Obviously, I was very emotionally confused and hurt by this. I didn’t understand what had gone wrong, nor why I should be on the ground, feeling that part of my tooth was missing, and pulling my hand away to reveal blood and spit in my hand. I remember my mouth feeling a bit off and throbby, but the pain of it didn’t bother me. I was too confused and upset over the boy I once thought was so wonderful being all mean and then haughty with his arms crossed and storming away. He didn’t care that I was bleeding from the mouth. He didn’t care that he’d kicked me.
I was certainly no longer over the moon about Josef Plum, and I was pretty put-off about boys the remainder of my time at Early Years. And since the girls were so prissy and whiny, I pretty much spent all of my time alone after that.
Fast forward seven years later and I ended up in this private Catholic school. My mother had gone to a religious day school in her youth and then an all-girls Catholic boarding school during high school, so she was revved up that I get into this school. She first mentioned the idea when I was about six or seven and I excitedly said I’d like to go. The reason was that two of my best friends attended that school. By the time that 1990 rolls around and my mother’s announcing that I was accepted to Sacred Heart, I was not thrilled. For several reason. I was no longer friends with one of those girls, because our mother’s were no longer friends. I would be in a grade ahead of the other friend. I was perfectly fine at the public school I was attending and had friends there.
But, I was accepted and my mother was not backing down. Perhaps I will follow this post with one all about that school, because it is a long story that I never discuss, but this post is not the time. This being a private school in a small town, it had a very, very small attendance. I was just leaving the fourth (and last grade) at my current elementary and had been there since Kindergarten. It was not a large school either, but I was accustomed to six to eight different classes of 25 or so students each within each grade. Sacred Heart had one class of about 15 students per grade from Pre-K through to Sixth Grade. Most of these students had been at Sacred Heart since Pre-K, or at least since Kindergarten. It was super tight-knit. And for myself, coming in at fifth grade, while I wasn’t really aware prior to my first day, I was not going to fit in. Actually I wasn’t going to be allowed to fit in, more like it.
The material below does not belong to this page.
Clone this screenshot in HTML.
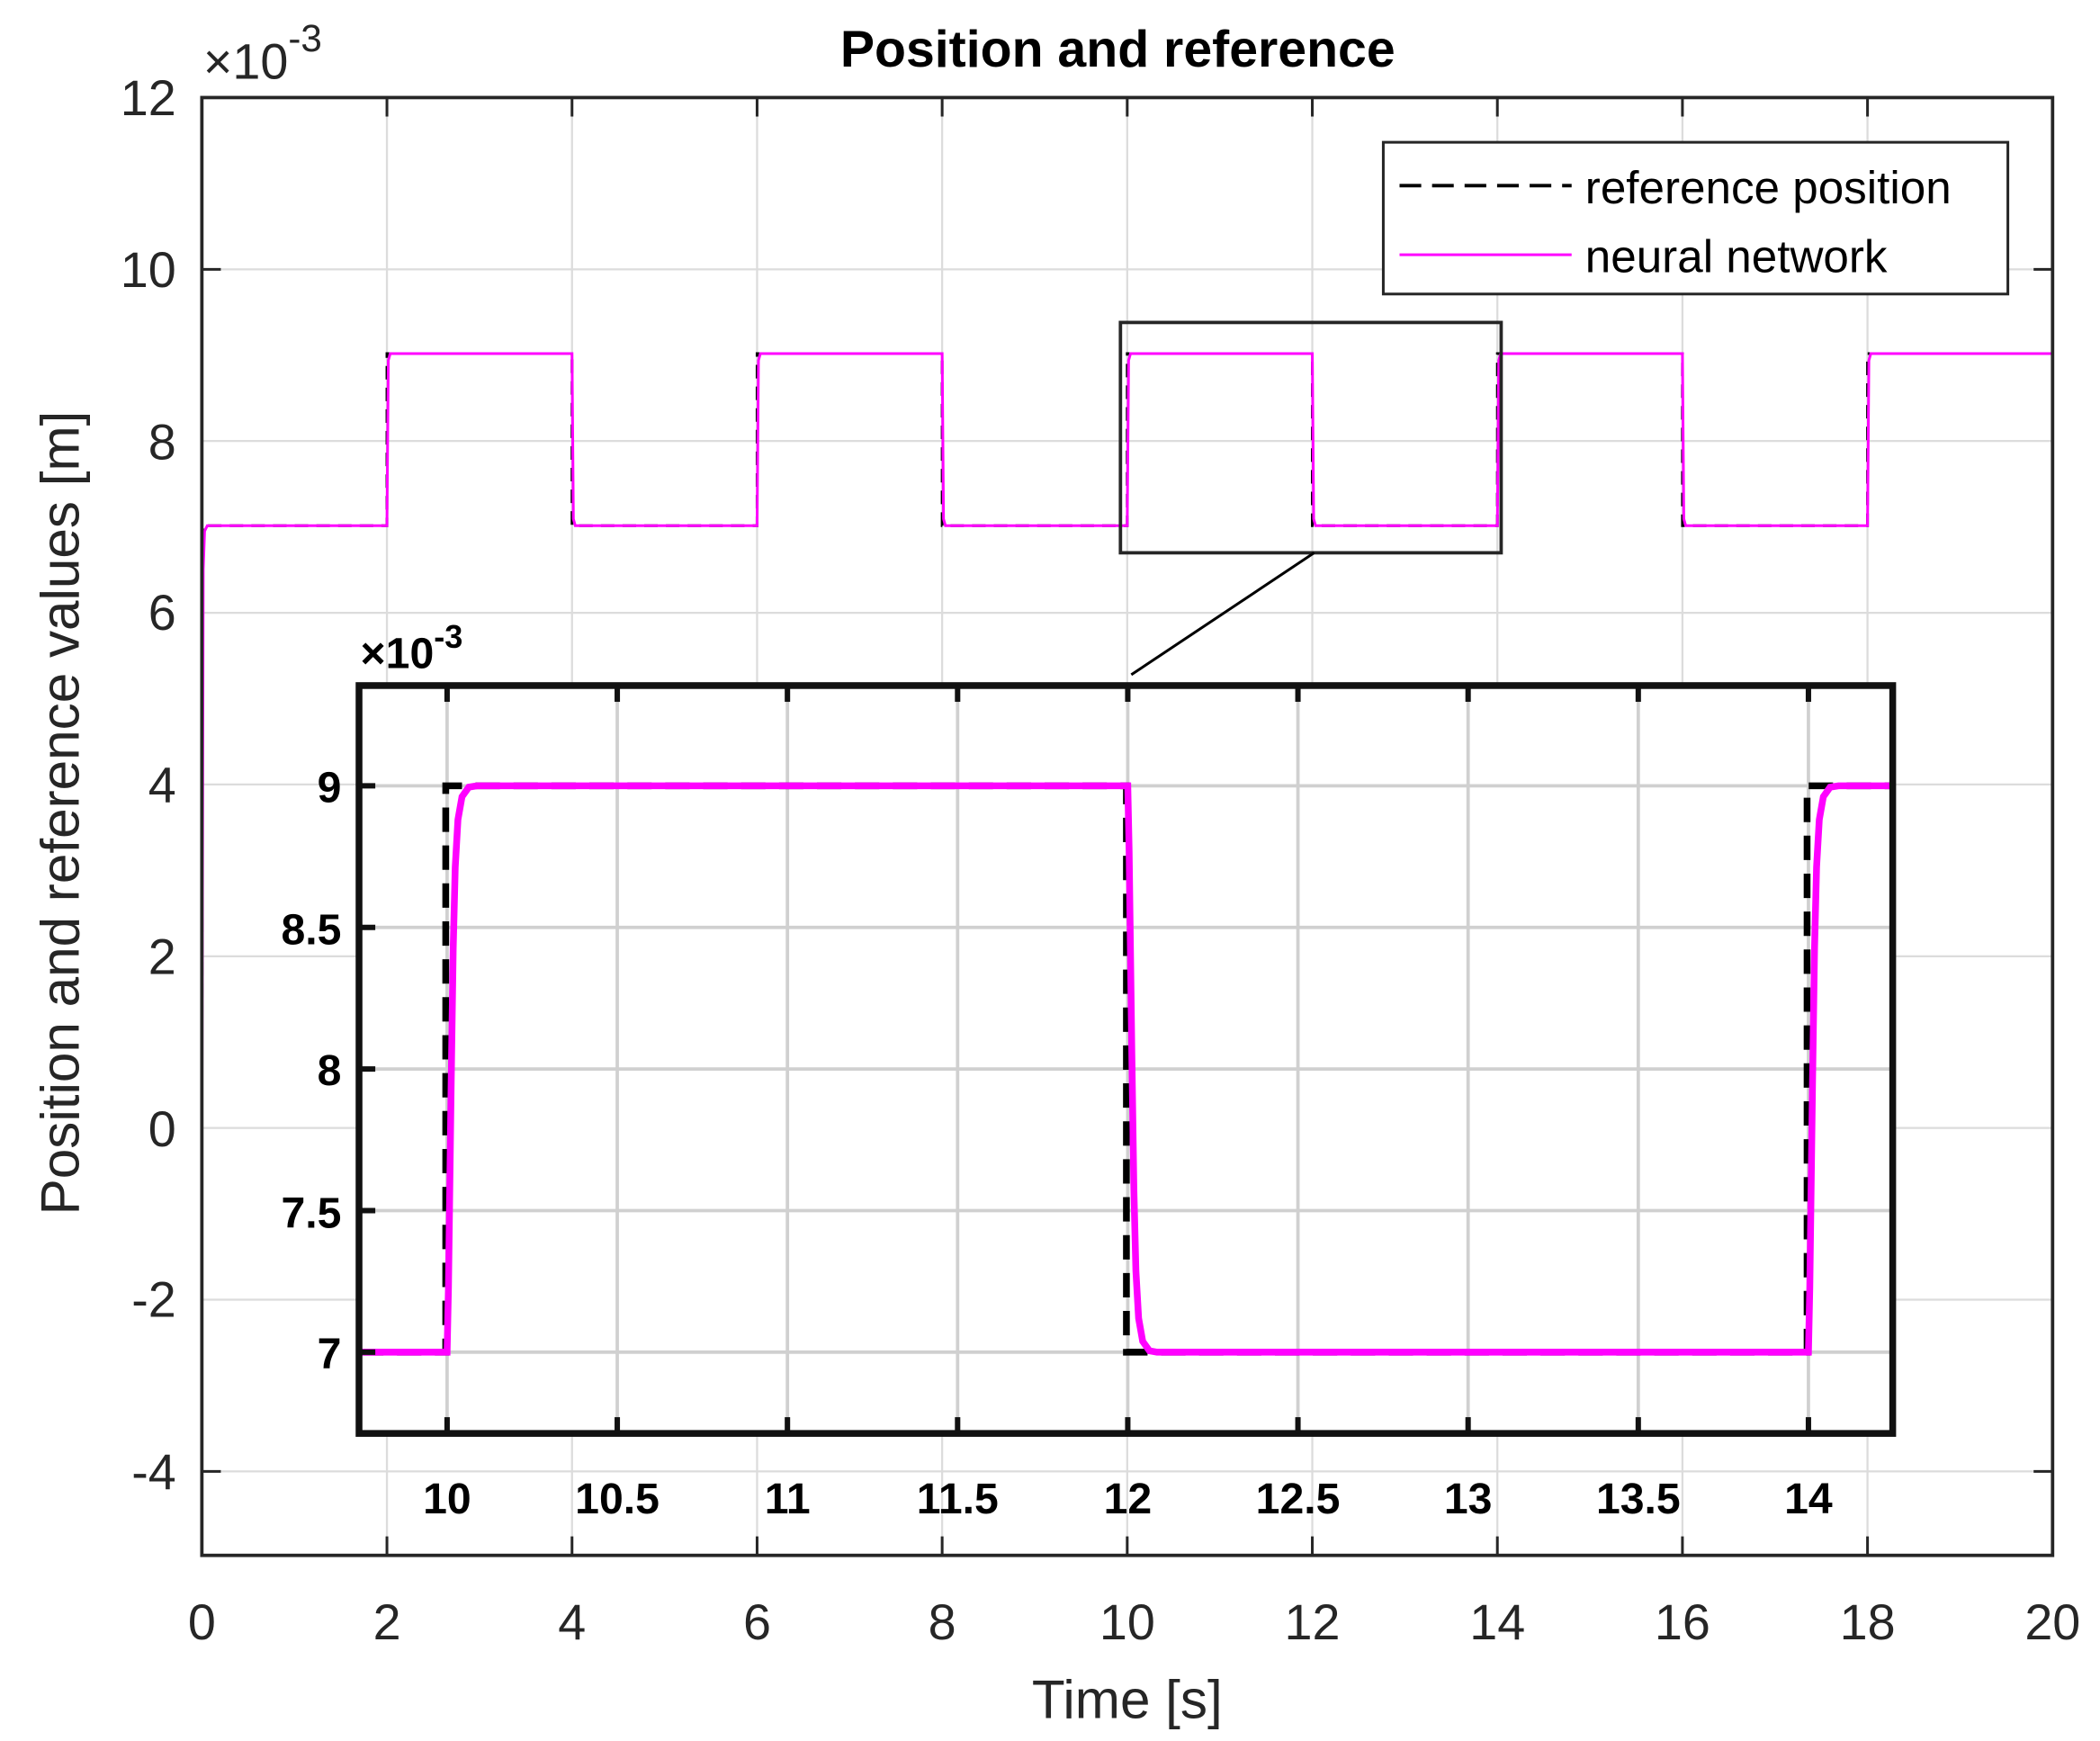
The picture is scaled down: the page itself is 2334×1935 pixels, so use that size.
<!DOCTYPE html>
<html><head><meta charset="utf-8"><style>
html,body{margin:0;padding:0;background:#fff;}
svg{display:block;}
text{font-family:"Liberation Sans",Arial,sans-serif;}
</style></head><body>
<svg width="2334" height="1935" viewBox="0 0 1550 1285" xmlns="http://www.w3.org/2000/svg">
<rect width="1550" height="1285" fill="#fff"/>
<g stroke="#dcdcdc" stroke-width="1.5">
<line x1="285.6" y1="72" x2="285.6" y2="1148"/><line x1="422.2" y1="72" x2="422.2" y2="1148"/>
<line x1="558.8" y1="72" x2="558.8" y2="1148"/><line x1="695.4" y1="72" x2="695.4" y2="1148"/>
<line x1="832" y1="72" x2="832" y2="1148"/><line x1="968.6" y1="72" x2="968.6" y2="1148"/>
<line x1="1105.2" y1="72" x2="1105.2" y2="1148"/><line x1="1241.8" y1="72" x2="1241.8" y2="1148"/>
<line x1="1378.4" y1="72" x2="1378.4" y2="1148"/>
<line x1="149" y1="198.8" x2="1515" y2="198.8"/><line x1="149" y1="325.5" x2="1515" y2="325.5"/>
<line x1="149" y1="452.3" x2="1515" y2="452.3"/><line x1="149" y1="579" x2="1515" y2="579"/>
<line x1="149" y1="705.8" x2="1515" y2="705.8"/><line x1="149" y1="832.5" x2="1515" y2="832.5"/>
<line x1="149" y1="959.3" x2="1515" y2="959.3"/><line x1="149" y1="1086" x2="1515" y2="1086"/>
</g>
<polyline fill="none" stroke="#000" stroke-width="2" stroke-dasharray="10,6" points="149,832 149.5,388 285.6,388 285.6,261 422.2,261 422.2,388 558.8,388 558.8,261 695.4,261 695.4,388 832,388 832,261 968.6,261 968.6,388 1105.2,388 1105.2,261 1241.8,261 1241.8,388 1378.4,388 1378.4,261 1515,261"/>
<polyline fill="none" stroke="#ff00ff" stroke-width="2" points="149,832 150,420 151,392 153,388 285.6,388 286.6,266 288,261 422.2,261 423.2,383 424.6,388 558.8,388 559.8,266 561.2,261 695.4,261 696.4,383 697.8,388 832,388 833,266 834.4,261 968.6,261 969.6,383 971,388 1105.2,388 1106.2,266 1107.6,261 1241.8,261 1242.8,383 1244.2,388 1378.4,388 1379.4,266 1380.8,261 1515,261"/>
<rect x="149" y="72" width="1366" height="1076" fill="none" stroke="#262626" stroke-width="2.5"/>
<g stroke="#262626" stroke-width="2">
<line x1="285.6" y1="72" x2="285.6" y2="86"/><line x1="422.2" y1="72" x2="422.2" y2="86"/><line x1="558.8" y1="72" x2="558.8" y2="86"/><line x1="695.4" y1="72" x2="695.4" y2="86"/><line x1="832" y1="72" x2="832" y2="86"/><line x1="968.6" y1="72" x2="968.6" y2="86"/><line x1="1105.2" y1="72" x2="1105.2" y2="86"/><line x1="1241.8" y1="72" x2="1241.8" y2="86"/><line x1="1378.4" y1="72" x2="1378.4" y2="86"/>
<line x1="285.6" y1="1148" x2="285.6" y2="1134"/><line x1="422.2" y1="1148" x2="422.2" y2="1134"/><line x1="558.8" y1="1148" x2="558.8" y2="1134"/><line x1="695.4" y1="1148" x2="695.4" y2="1134"/><line x1="832" y1="1148" x2="832" y2="1134"/><line x1="968.6" y1="1148" x2="968.6" y2="1134"/><line x1="1105.2" y1="1148" x2="1105.2" y2="1134"/><line x1="1241.8" y1="1148" x2="1241.8" y2="1134"/><line x1="1378.4" y1="1148" x2="1378.4" y2="1134"/>
<line x1="149" y1="1086" x2="163" y2="1086"/><line x1="1515" y1="1086" x2="1501" y2="1086"/>
<line x1="149" y1="198.8" x2="163" y2="198.8"/><line x1="1515" y1="198.8" x2="1501" y2="198.8"/>
</g>
<g font-size="37" fill="#262626" text-anchor="middle">
<text x="149" y="1210">0</text><text x="285.6" y="1210">2</text><text x="422.2" y="1210">4</text><text x="558.8" y="1210">6</text><text x="695.4" y="1210">8</text><text x="832" y="1210">10</text><text x="968.6" y="1210">12</text><text x="1105.2" y="1210">14</text><text x="1241.8" y="1210">16</text><text x="1378.4" y="1210">18</text><text x="1515" y="1210">20</text>
</g>
<g font-size="37" fill="#262626" text-anchor="end">
<text x="130" y="85">12</text><text x="130" y="212">10</text><text x="130" y="339">8</text><text x="130" y="465">6</text><text x="130" y="592">4</text><text x="130" y="719">2</text><text x="130" y="846">0</text><text x="130" y="972">-2</text><text x="130" y="1099">-4</text>
</g>
<text x="150" y="58" font-size="37" fill="#262626">×10<tspan font-size="28" dy="-20">-3</tspan></text>
<text x="825" y="49" font-size="38" font-weight="bold" text-anchor="middle" fill="#000">Position and reference</text>
<text x="832" y="1268" font-size="40" text-anchor="middle" fill="#262626">Time [s]</text>
<text transform="translate(58,600) rotate(-90)" font-size="40" text-anchor="middle" fill="#262626">Position and reference values [m]</text>
<rect x="1021" y="105" width="461" height="112" fill="#fff" stroke="#262626" stroke-width="2"/>
<line x1="1033" y1="137" x2="1160" y2="137" stroke="#000" stroke-width="2.5" stroke-dasharray="16,8"/>
<line x1="1033" y1="188" x2="1160" y2="188" stroke="#ff00ff" stroke-width="2"/>
<text x="1170" y="150" font-size="34" fill="#000">reference position</text>
<text x="1170" y="201" font-size="34" fill="#000">neural network</text>
<rect x="827" y="238" width="281" height="170" fill="none" stroke="#262626" stroke-width="2.5"/>
<line x1="970" y1="408" x2="835" y2="498" stroke="#000" stroke-width="2"/>
<rect x="265" y="506" width="1132" height="552" fill="#fff"/>
<g stroke="#d0d0d0" stroke-width="2.5">
<line x1="330" y1="506" x2="330" y2="1058"/><line x1="455.6" y1="506" x2="455.6" y2="1058"/><line x1="581.2" y1="506" x2="581.2" y2="1058"/><line x1="706.8" y1="506" x2="706.8" y2="1058"/><line x1="832.4" y1="506" x2="832.4" y2="1058"/><line x1="958" y1="506" x2="958" y2="1058"/><line x1="1083.6" y1="506" x2="1083.6" y2="1058"/><line x1="1209.2" y1="506" x2="1209.2" y2="1058"/><line x1="1334.8" y1="506" x2="1334.8" y2="1058"/>
<line x1="265" y1="580" x2="1397" y2="580"/><line x1="265" y1="684.5" x2="1397" y2="684.5"/><line x1="265" y1="789" x2="1397" y2="789"/><line x1="265" y1="893.5" x2="1397" y2="893.5"/><line x1="265" y1="998" x2="1397" y2="998"/>
</g>
<polyline fill="none" stroke="#000" stroke-width="5" stroke-dasharray="18,10" points="265,998 329,998 329,580 831.4,580 831.4,998 1333.8,998 1333.8,580 1397,580"/>
<polyline fill="none" stroke="#ff00ff" stroke-width="5" points="265,998 330,998 331,950 333,800 334.5,700 336,640 338,605 341,588 346,581 352,580 832.4,580 833.4,628 835.4,778 836.9,878 838.4,938 840.4,973 843.4,990 848.4,997 854,998 1334.8,998 1335.8,950 1337.8,800 1339.3,700 1340.8,640 1342.8,605 1345.8,588 1350.8,581 1357,580 1397,580"/>
<rect x="265" y="506" width="1132" height="552" fill="none" stroke="#111" stroke-width="5"/>
<g stroke="#111" stroke-width="4">
<line x1="330" y1="506" x2="330" y2="518"/><line x1="455.6" y1="506" x2="455.6" y2="518"/><line x1="581.2" y1="506" x2="581.2" y2="518"/><line x1="706.8" y1="506" x2="706.8" y2="518"/><line x1="832.4" y1="506" x2="832.4" y2="518"/><line x1="958" y1="506" x2="958" y2="518"/><line x1="1083.6" y1="506" x2="1083.6" y2="518"/><line x1="1209.2" y1="506" x2="1209.2" y2="518"/><line x1="1334.8" y1="506" x2="1334.8" y2="518"/>
<line x1="330" y1="1058" x2="330" y2="1046"/><line x1="455.6" y1="1058" x2="455.6" y2="1046"/><line x1="581.2" y1="1058" x2="581.2" y2="1046"/><line x1="706.8" y1="1058" x2="706.8" y2="1046"/><line x1="832.4" y1="1058" x2="832.4" y2="1046"/><line x1="958" y1="1058" x2="958" y2="1046"/><line x1="1083.6" y1="1058" x2="1083.6" y2="1046"/><line x1="1209.2" y1="1058" x2="1209.2" y2="1046"/><line x1="1334.8" y1="1058" x2="1334.8" y2="1046"/>
<line x1="265" y1="580" x2="277" y2="580"/><line x1="265" y1="684.5" x2="277" y2="684.5"/><line x1="265" y1="789" x2="277" y2="789"/><line x1="265" y1="893.5" x2="277" y2="893.5"/><line x1="265" y1="998" x2="277" y2="998"/>
</g>
<g font-size="32" font-weight="bold" fill="#000" text-anchor="middle">
<text x="330" y="1117">10</text><text x="455.6" y="1117">10.5</text><text x="581.2" y="1117">11</text><text x="706.8" y="1117">11.5</text><text x="832.4" y="1117">12</text><text x="958" y="1117">12.5</text><text x="1083.6" y="1117">13</text><text x="1209.2" y="1117">13.5</text><text x="1334.8" y="1117">14</text>
</g>
<g font-size="32" font-weight="bold" fill="#000" text-anchor="end">
<text x="252" y="592">9</text><text x="252" y="697">8.5</text><text x="252" y="801">8</text><text x="252" y="906">7.5</text><text x="252" y="1010">7</text>
</g>
<text x="266" y="493" font-size="32" font-weight="bold" fill="#000">×10<tspan font-size="24" dy="-15">-3</tspan></text>
</svg>
</body></html>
So, on my first day of school, I’m wearing the blue tartan jumper, white blouse, and a whole itinerary of approved uniform clothing details; my nervousness levels through the roof. I walk in to the first grade classroom and there is a boy sitting at one of the desks who looks awfully familiar. Our teacher, one of only two nuns in the faculty, starts to call role and clearly states, “Plum, Josef” when she’d arrived at the P’s. After a few weeks there, I asked if he’d ever attended Early Years, to which he responded, “Yes.” He asked if I’d attended. I muttered a yes, but did not mention the face kicking incident. Well, not until the end of sixth grade when I’d had it well beyond my tolerance level for those bitchy private school kids.
And that boys and girls is the disastrous story of My First Crush.